Medical Education: Resident
Medical Education 9: Simulation & Technology 2
Chloë E. Nunneley, MD (she/her/hers)
Fellow in Pediatric Hospital Medicine
Boston Children's Hospital/Harvard Medical School
Boston, Massachusetts, United States
Traditional pediatric resident education includes hands-on clinical experiences and in-person didactic lectures. Amid duty hour restrictions, the COVID-19 pandemic, and growing patient complexity, residents have fewer opportunities for real-time educational experiences yet are first responders to high-acuity events. Asynchronous learning can supplement trainees’ clinical knowledge and confidence, but the optimal modality for delivering online content is unknown.
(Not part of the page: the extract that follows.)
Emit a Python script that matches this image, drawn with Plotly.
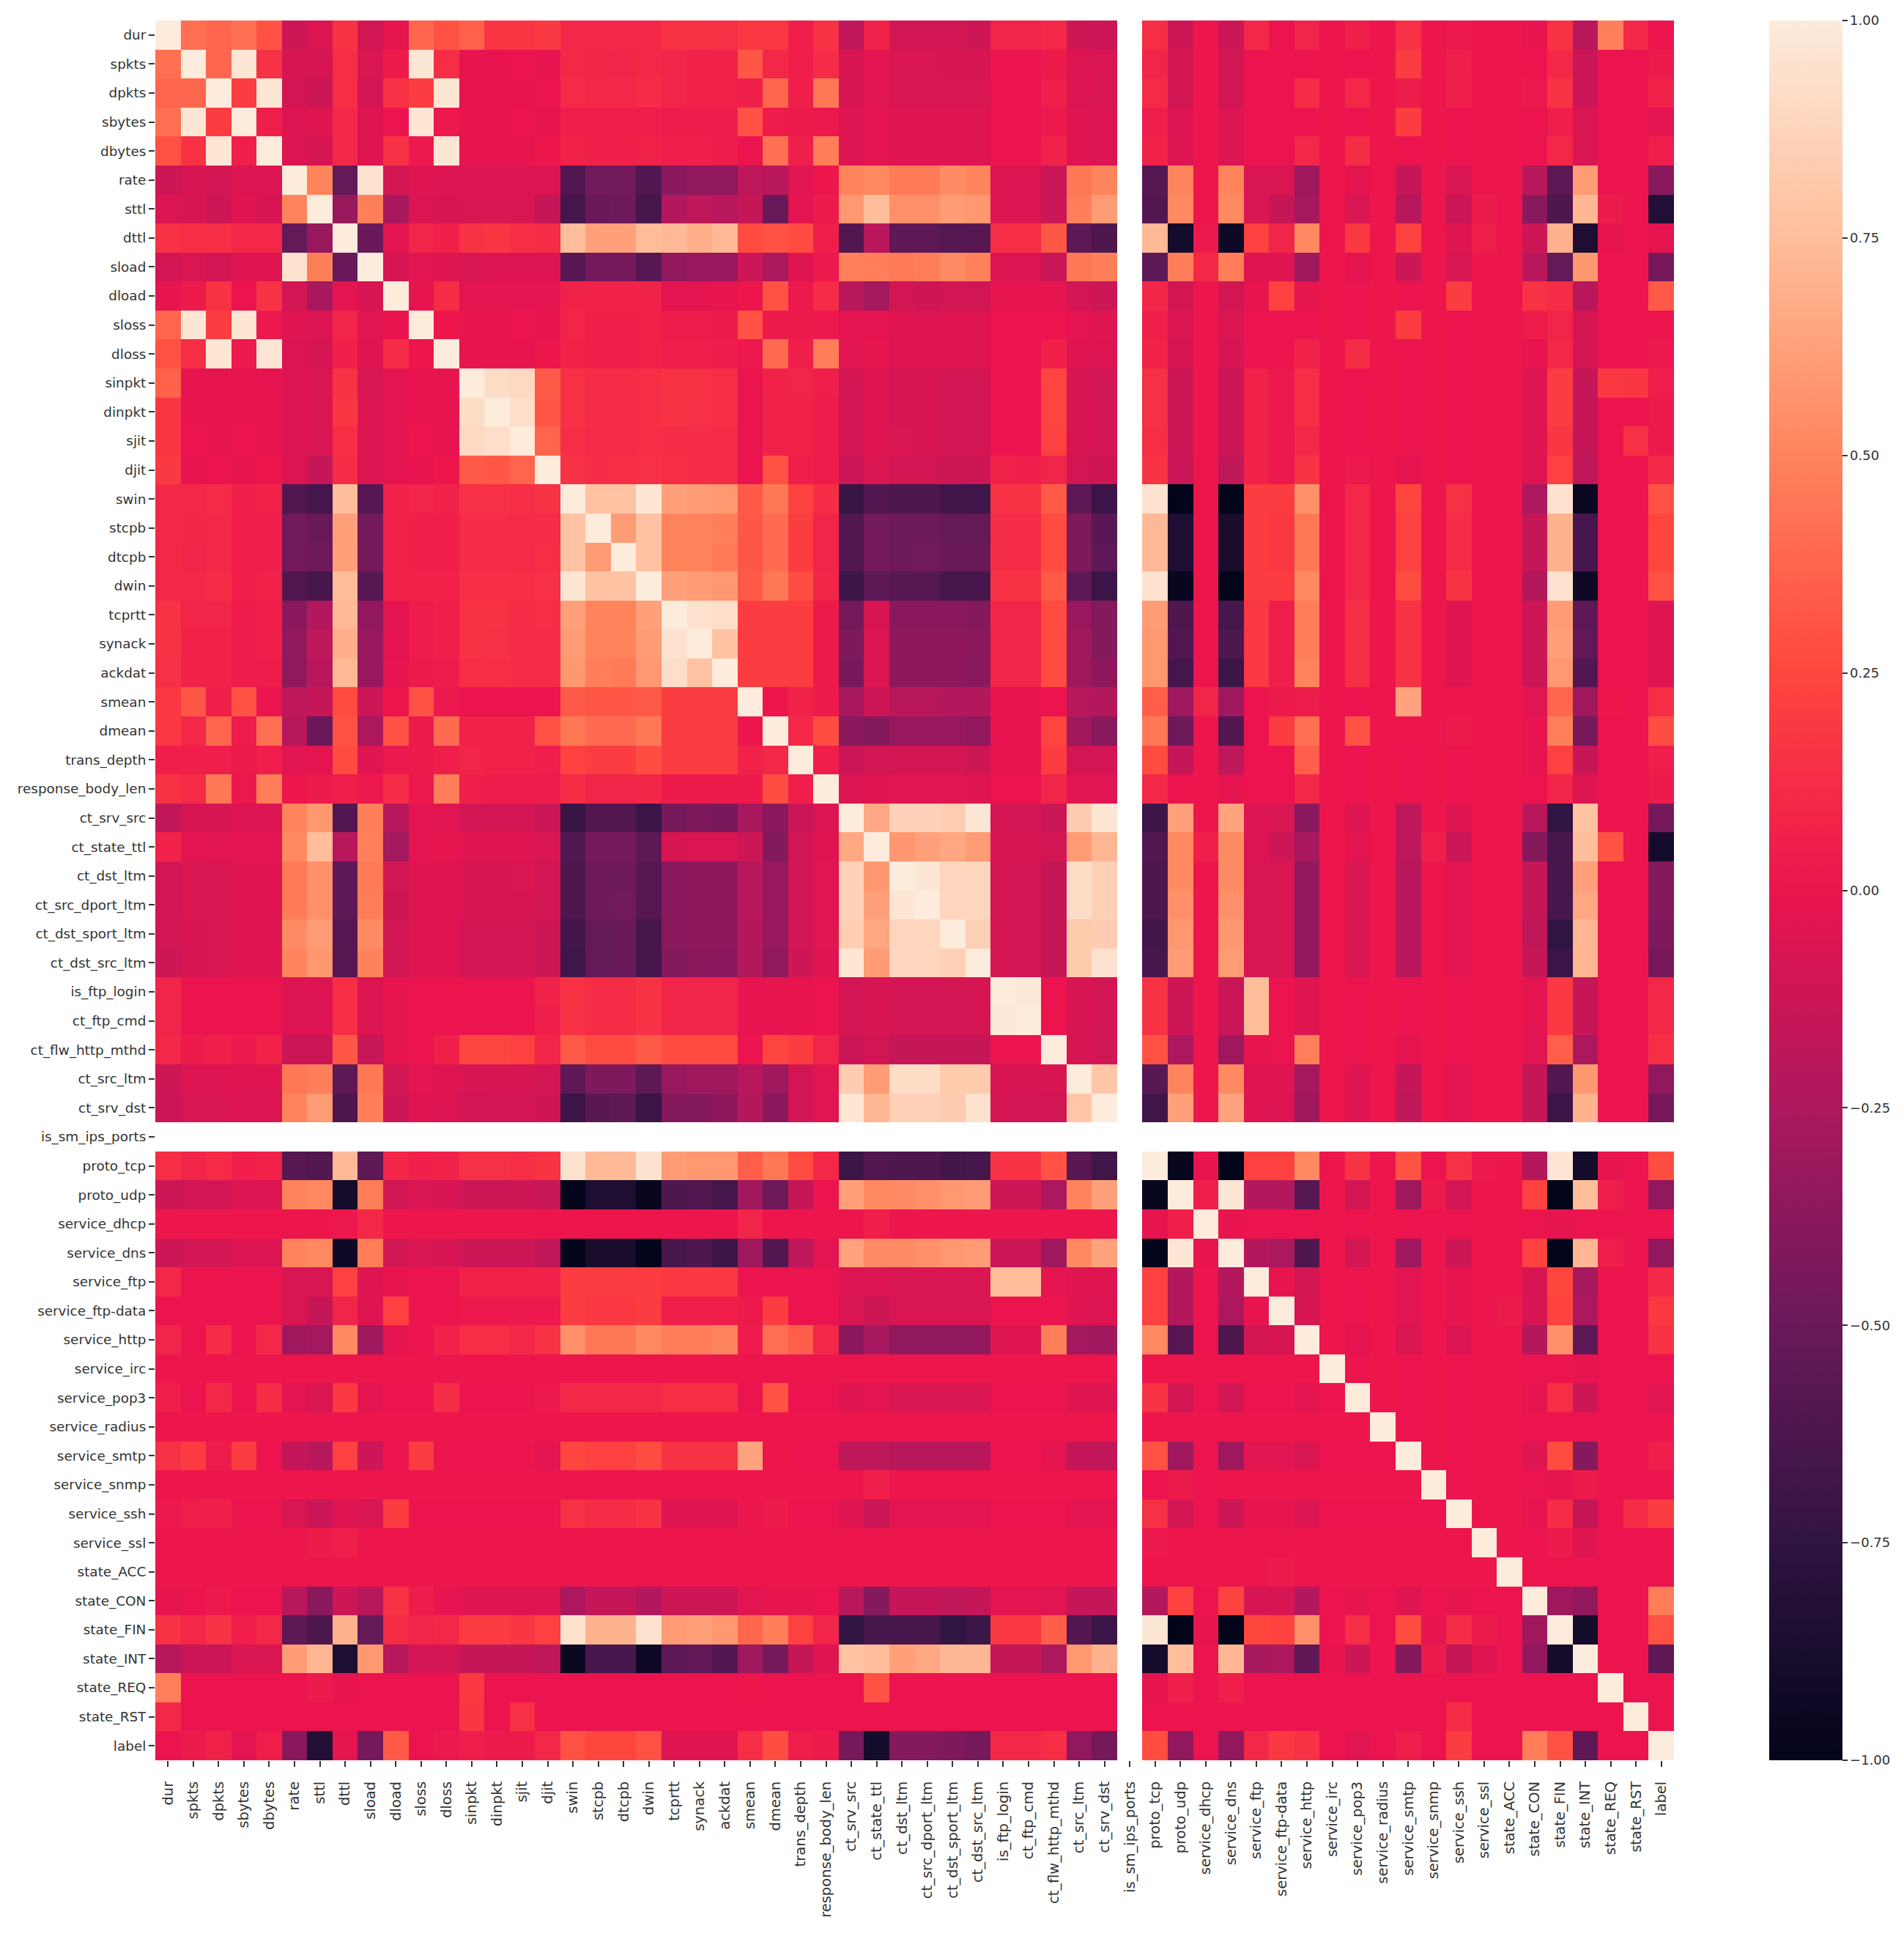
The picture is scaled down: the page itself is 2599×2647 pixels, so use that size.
import plotly.graph_objects as go

labels = ["dur","spkts","dpkts","sbytes","dbytes","rate","sttl","dttl","sload","dload","sloss","dloss",
"sinpkt","dinpkt","sjit","djit","swin","stcpb","dtcpb","dwin","tcprtt","synack","ackdat","smean","dmean",
"trans_depth","response_body_len","ct_srv_src","ct_state_ttl","ct_dst_ltm","ct_src_dport_ltm","ct_dst_sport_ltm",
"ct_dst_src_ltm","is_ftp_login","ct_ftp_cmd","ct_flw_http_mthd","ct_src_ltm","ct_srv_dst","is_sm_ips_ports",
"proto_tcp","proto_udp","service_dhcp","service_dns","service_ftp","service_ftp-data","service_http","service_irc",
"service_pop3","service_radius","service_smtp","service_snmp","service_ssh","service_ssl","state_ACC","state_CON",
"state_FIN","state_INT","state_REQ","state_RST","label"]

N = None
# Lower triangle of the correlation matrix, in hundredths.
lower_pct = [
[100],
[42,100],
[38,38,100],
[42,97,20,100],
[30,15,97,5,100],
[-12,-8,-10,-6,-6,100],
[-6,-8,-12,-5,-8,50,100],
[15,13,13,10,10,-52,-33,100],
[-10,-7,-9,-5,-5,95,48,-50,100],
[-2,3,15,0,15,-10,-26,-3,-8,100],
[38,97,20,97,2,-5,-6,8,-4,-1,100],
[30,13,97,2,97,-6,-8,6,-5,12,1,100],
[36,-1,-2,-1,-1,-6,-7,15,-7,-3,-1,-1,100],
[17,-1,-2,-1,-1,-6,-7,17,-6,-3,-1,-1,92,100],
[17,0,-1,0,-1,-6,-7,13,-6,-3,0,-1,90,93,100],
[19,-1,0,-1,1,-6,-15,12,-6,-3,-1,1,33,32,37,100],
[10,10,11,5,7,-60,-66,75,-58,7,8,7,14,14,13,15,100],
[10,9,10,5,6,-47,-50,62,-46,7,6,6,12,12,11,12,78,100],
[10,8,10,5,6,-47,-48,62,-45,7,6,6,12,12,11,13,78,60,100],
[10,10,12,5,7,-60,-65,74,-58,7,7,7,13,13,13,14,97,78,78,100],
[15,8,8,4,5,-38,-22,73,-35,-3,4,5,15,15,12,13,62,50,50,62,100],
[15,7,7,4,5,-35,-18,68,-33,-3,4,5,15,14,12,12,60,50,50,60,95,100],
[14,7,7,4,4,-35,-20,73,-32,-2,3,4,13,13,12,12,58,48,46,58,93,78,100],
[18,32,6,30,0,-18,-15,27,-12,1,30,2,0,0,0,0,33,32,32,33,20,20,20,100],
[18,10,38,4,42,-20,-50,30,-25,30,3,40,7,7,7,30,45,40,40,45,20,20,20,1,100],
[5,5,5,3,5,-4,-3,27,-5,2,3,5,8,7,7,5,23,20,20,28,20,20,20,7,10,100],
[15,12,45,2,47,1,3,5,2,12,2,47,5,4,4,4,12,8,8,9,3,3,3,3,28,5,100],
[-17,-8,-8,-6,-6,50,58,-60,48,-20,-3,-4,-10,-9,-9,-13,-72,-60,-60,-70,-45,-42,-44,-27,-38,-13,-6,100],
[7,-3,-4,-3,-3,52,75,-20,48,-28,-3,-2,-5,-5,-5,-7,-60,-46,-46,-55,-8,-7,-7,-12,-40,-10,-5,66,100],
[-10,-7,-7,-5,-5,46,55,-55,46,-10,-5,-5,-8,-8,-7,-10,-62,-48,-48,-58,-38,-36,-36,-20,-33,-10,-4,86,58,100],
[-10,-7,-7,-5,-5,46,55,-55,47,-11,-5,-5,-8,-8,-8,-10,-62,-48,-47,-58,-38,-36,-36,-20,-33,-10,-4,86,62,97,100],
[-10,-8,-7,-5,-5,53,60,-58,53,-10,-5,-5,-9,-9,-9,-12,-67,-52,-50,-65,-38,-36,-36,-22,-33,-10,-4,84,65,88,88,100],
[-12,-8,-7,-5,-5,50,58,-58,49,-10,-5,-5,-9,-9,-9,-12,-68,-52,-50,-65,-40,-37,-38,-22,-35,-11,-5,97,60,88,88,85,100],
[8,0,0,0,0,-6,-6,13,-6,-2,0,0,0,0,0,7,15,12,12,15,8,8,8,-1,-1,-1,0,-9,-8,-9,-9,-9,-9,100],
[8,0,0,0,0,-6,-6,13,-6,-2,0,0,0,0,0,5,15,12,12,15,8,8,8,-1,-1,-1,0,-9,-8,-9,-9,-9,-9,99,100],
[10,3,5,2,7,-13,-13,32,-14,-2,0,6,24,24,22,8,33,27,27,33,27,27,27,0,24,20,8,-13,-10,-15,-15,-15,-15,0,0,100],
[-12,-6,-6,-5,-5,45,48,-55,45,-10,-3,-5,-8,-8,-8,-10,-55,-42,-42,-55,-33,-30,-30,-20,-30,-9,-4,83,60,92,92,82,82,-8,-8,-8,100],
[-13,-7,-7,-6,-6,50,60,-62,48,-12,-5,-6,-10,-9,-9,-11,-70,-57,-55,-70,-40,-40,-36,-22,-38,-9,-4,97,72,85,85,83,95,-9,-9,-10,80,100],
[N,N,N,N,N,N,N,N,N,N,N,N,N,N,N,N,N,N,N,N,N,N,N,N,N,N,N,N,N,N,N,N,N,N,N,N,N,N,N],
[13,8,11,5,7,-58,-60,73,-55,9,6,7,14,14,13,16,95,73,73,95,60,58,58,35,45,27,10,-70,-60,-62,-62,-67,-65,15,15,30,-57,-68,N,100],
[-12,-10,-10,-6,-6,50,52,-90,47,-10,-7,-8,-12,-12,-12,-14,-100,-85,-85,-97,-62,-60,-66,-30,-48,-15,0,62,52,53,55,58,60,-12,-12,-25,50,62,N,-97,100],
[1,1,1,1,1,1,1,2,10,1,1,1,1,1,1,1,1,1,1,1,1,1,1,8,1,1,1,1,5,1,1,1,1,1,1,1,1,1,N,-1,5,100],
[-12,-10,-10,-6,-6,50,52,-93,47,-10,-7,-8,-12,-12,-12,-17,-100,-88,-88,-100,-65,-62,-70,-30,-60,-18,-3,63,53,53,55,58,60,-13,-13,-30,52,63,N,-100,97,-1,100],
[10,0,0,0,0,-7,-7,22,-5,-1,0,0,7,7,7,7,20,20,20,20,18,18,18,0,0,0,0,-6,-6,-7,-7,-7,-7,75,75,-2,-5,-5,N,22,-22,0,-22,100],
[0,0,0,0,0,-7,-15,8,-5,22,0,0,2,2,2,2,20,18,18,20,5,5,5,3,20,0,0,-7,-12,-7,-7,-7,-7,0,0,0,-5,-6,N,22,-22,0,-25,-1,100],
[8,0,12,0,10,-30,-28,52,-30,-2,0,7,13,13,10,15,55,45,45,52,47,47,50,4,42,35,10,-38,-27,-35,-35,-35,-35,-5,-5,48,-28,-30,N,52,-58,0,-62,-10,-8,100],
[1,1,1,1,1,1,1,1,1,1,1,1,1,1,1,1,1,1,1,1,1,1,1,1,1,1,1,1,1,1,1,1,1,1,1,1,1,1,N,1,1,1,1,1,1,1,100],
[5,0,10,0,12,-3,-7,18,-3,0,0,12,0,0,0,2,10,10,10,10,13,13,13,0,30,0,0,-5,-3,-7,-7,-7,-7,0,0,0,-5,-5,N,15,-10,0,-10,0,0,-3,0,100],
[1,1,1,1,1,1,1,1,1,1,1,1,1,1,1,1,1,1,1,1,1,1,1,1,1,1,1,1,1,1,1,1,1,1,1,1,1,1,N,1,1,1,1,1,1,1,1,1,100],
[14,20,4,20,0,-15,-20,22,-12,0,20,0,0,0,0,-3,25,22,22,27,15,15,15,63,1,0,0,-18,-18,-20,-20,-20,-20,0,0,-3,-15,-17,N,30,-30,0,-30,-4,-4,-7,0,0,0,100],
[1,1,1,1,1,1,1,1,1,1,1,1,1,1,1,1,1,1,1,1,1,1,1,1,1,1,1,1,5,1,1,1,1,1,1,1,1,1,N,0,3,0,1,1,1,1,1,1,1,1,100],
[2,5,6,0,0,-7,-13,-5,-7,20,0,0,0,0,0,0,14,12,12,15,-5,-5,-5,1,3,0,0,-5,-13,-3,-3,-3,-3,0,0,0,-3,-3,N,14,-10,0,-12,-2,-2,-6,0,0,0,0,0,100],
[1,1,1,1,1,1,3,5,1,1,1,1,1,1,1,1,1,1,1,1,1,1,1,1,1,1,1,1,1,1,1,1,1,1,1,1,1,1,N,2,1,1,1,1,1,1,1,1,1,1,1,1,100],
[1,1,1,1,1,1,1,1,1,1,1,1,1,1,1,1,1,1,1,1,1,1,1,1,1,1,1,1,1,1,1,1,1,1,1,1,1,1,N,1,1,1,1,1,3,1,1,1,1,1,1,1,1,100],
[-1,0,2,0,0,-20,-38,-12,-20,15,4,-1,-5,-5,-5,-5,-25,-15,-15,-22,-12,-12,-12,-4,-1,-2,0,-20,-40,-15,-15,-17,-15,-3,-3,-4,-15,-15,N,-22,23,0,23,-8,-8,-22,0,-2,0,-5,0,-1,0,0,100],
[15,10,15,5,10,-55,-62,70,-52,12,8,10,20,20,17,22,95,70,70,95,60,62,58,38,48,22,8,-75,-65,-65,-65,-75,-70,18,18,35,-60,-70,N,97,-100,-2,-100,25,23,55,0,13,0,27,-2,12,3,0,-30,100],
[-20,-13,-13,-7,-7,60,72,-85,58,-20,-9,-9,-15,-15,-15,-18,-95,-65,-65,-93,-55,-53,-60,-30,-45,-15,-5,78,75,62,65,72,72,-15,-15,-25,58,70,N,-90,75,0,72,-27,-25,-55,-1,-12,0,-40,3,-15,-5,0,-35,-90,100],
[48,0,0,0,0,0,3,-2,0,0,0,0,18,0,0,0,0,0,0,0,0,0,0,1,0,0,0,0,30,0,0,0,0,0,0,0,0,0,N,-2,5,0,5,0,0,0,0,0,0,0,0,0,0,0,0,0,0,100],
[10,0,0,0,0,0,0,0,0,0,0,0,17,0,14,0,0,0,0,0,0,0,0,0,0,0,0,0,0,0,0,0,0,0,0,0,0,0,N,0,0,0,0,0,0,0,0,0,0,0,0,12,0,0,0,0,0,0,100],
[0,3,7,-3,5,-38,-83,-2,-45,33,0,2,5,3,3,10,30,25,25,30,-5,-5,-5,13,28,5,3,-45,-90,-40,-40,-42,-45,10,10,13,-35,-45,N,28,-35,0,-35,10,18,15,0,-4,0,5,0,20,0,0,47,30,-55,0,0,100],
]

colorbar_ticks = [-1, -0.75, -0.5, -0.25, 0, 0.25, 0.5, 0.75, 1]
colorscale = [
    [0.0, "rgb(3,5,26)"], [0.125, "rgb(48,20,66)"], [0.25, "rgb(105,25,90)"],
    [0.375, "rgb(172,24,94)"], [0.5, "rgb(235,20,78)"], [0.625, "rgb(255,70,62)"],
    [0.75, "rgb(255,132,92)"], [0.875, "rgb(255,190,155)"], [1.0, "rgb(253,235,220)"],
]

n = len(labels)
z = [[None] * n for _ in range(n)]
for i, row in enumerate(lower_pct):
    assert len(row) == i + 1, (i, len(row))
    for j, v in enumerate(row):
        if v is not None:
            z[i][j] = z[j][i] = v / 100

L, R, T, B = 212, 2285, 28, 2403
W, H = 2599, 2647
CB_LEFT = 2415
tick_color = "#333333"

fig = go.Figure(go.Heatmap(
    z=z, x=labels, y=labels, zmin=-1, zmax=1, colorscale=colorscale, xgap=0, ygap=0,
    hoverongaps=False,
    colorbar=dict(
        x=(CB_LEFT - L) / (R - L), xanchor="left", xpad=0, y=0.5, yanchor="middle", ypad=0,
        len=1, lenmode="fraction", thickness=100, thicknessmode="pixels",
        outlinewidth=0, tickmode="array", tickvals=colorbar_ticks, tickformat=".2f",
        ticks="outside", ticklen=7, tickwidth=2, tickcolor=tick_color,
        tickfont=dict(family="DejaVu Sans", size=18, color=tick_color),
    ),
))
axis = dict(type="category", tickmode="array", tickvals=labels, ticktext=labels, ticks="outside",
            ticklen=8, tickwidth=2, tickcolor=tick_color, showgrid=False,
            zeroline=False, showline=False)
fig.update_xaxes(**axis, tickangle=-90, ticklabelstandoff=12,
                 tickfont=dict(family="DejaVu Sans", size=19.5, color=tick_color))
fig.update_yaxes(**axis, autorange="reversed",
                 tickfont=dict(family="DejaVu Sans", size=18.4, color=tick_color))
fig.update_layout(width=W, height=H, autosize=False, paper_bgcolor="white", plot_bgcolor="white",
                  margin=dict(l=L, r=W - R, t=T, b=H - B, autoexpand=False))
fig.write_html("out.html", post_script="document.body.style.margin='0';",
               config=dict(displayModeBar=False))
Based on experiential learning theory, we hypothesized that knowledge gains and self-confidence would be higher with more interactive modalities (video/simulation), as compared to a static PDF document.
We aimed to compare the efficacy of three different asynchronous online educational modalities – 1) PDF document, 2) video, and 3) interactive online case-based simulation – in increasing pediatric residents’ knowledge and confidence in responding to acute inpatient scenarios.
This prospective, randomized study assigned participants from a large pediatric residency program to one of three curricular groups (Table 1). Curricular materials targeting acute clinical scenarios (sepsis, acute respiratory failure, and tracheostomy problems) were developed by study authors, reviewed by faculty content experts, and published on OPENPediatrics (www.openpediatrics.org). Multiple-choice question (MCQ) tests and survey questions assessed knowledge and confidence, respectively, before, immediately after, and two-three months after intervention. Data were analyzed using paired t-tests for MCQ tests and Fisher's exact tests for surveys.
Thirty-eight residents of 145 potential residents were enrolled and 100% completed all components of the study. All three modalities increased residents’ objective knowledge gain, knowledge retention, and subjective confidence across all clinical scenarios. Knowledge and confidence decreased over time, but mean follow-up scores were higher than mean pre-test scores for all modalities (Tables 2 and 3). There were no significant differences in knowledge or confidence gain or knowledge retention by modality or clinical scenario.
Asynchronous educational materials can increase pediatric residents’ confidence and knowledge of the appropriate management of acute events, and these gains can persist over time. All modalities produced similar outcomes, thus, medical educators should feel empowered to develop asynchronous materials of varying format and complexity. Low-cost text or video options may be as effective as resource-intensive modalities such as case-based simulations.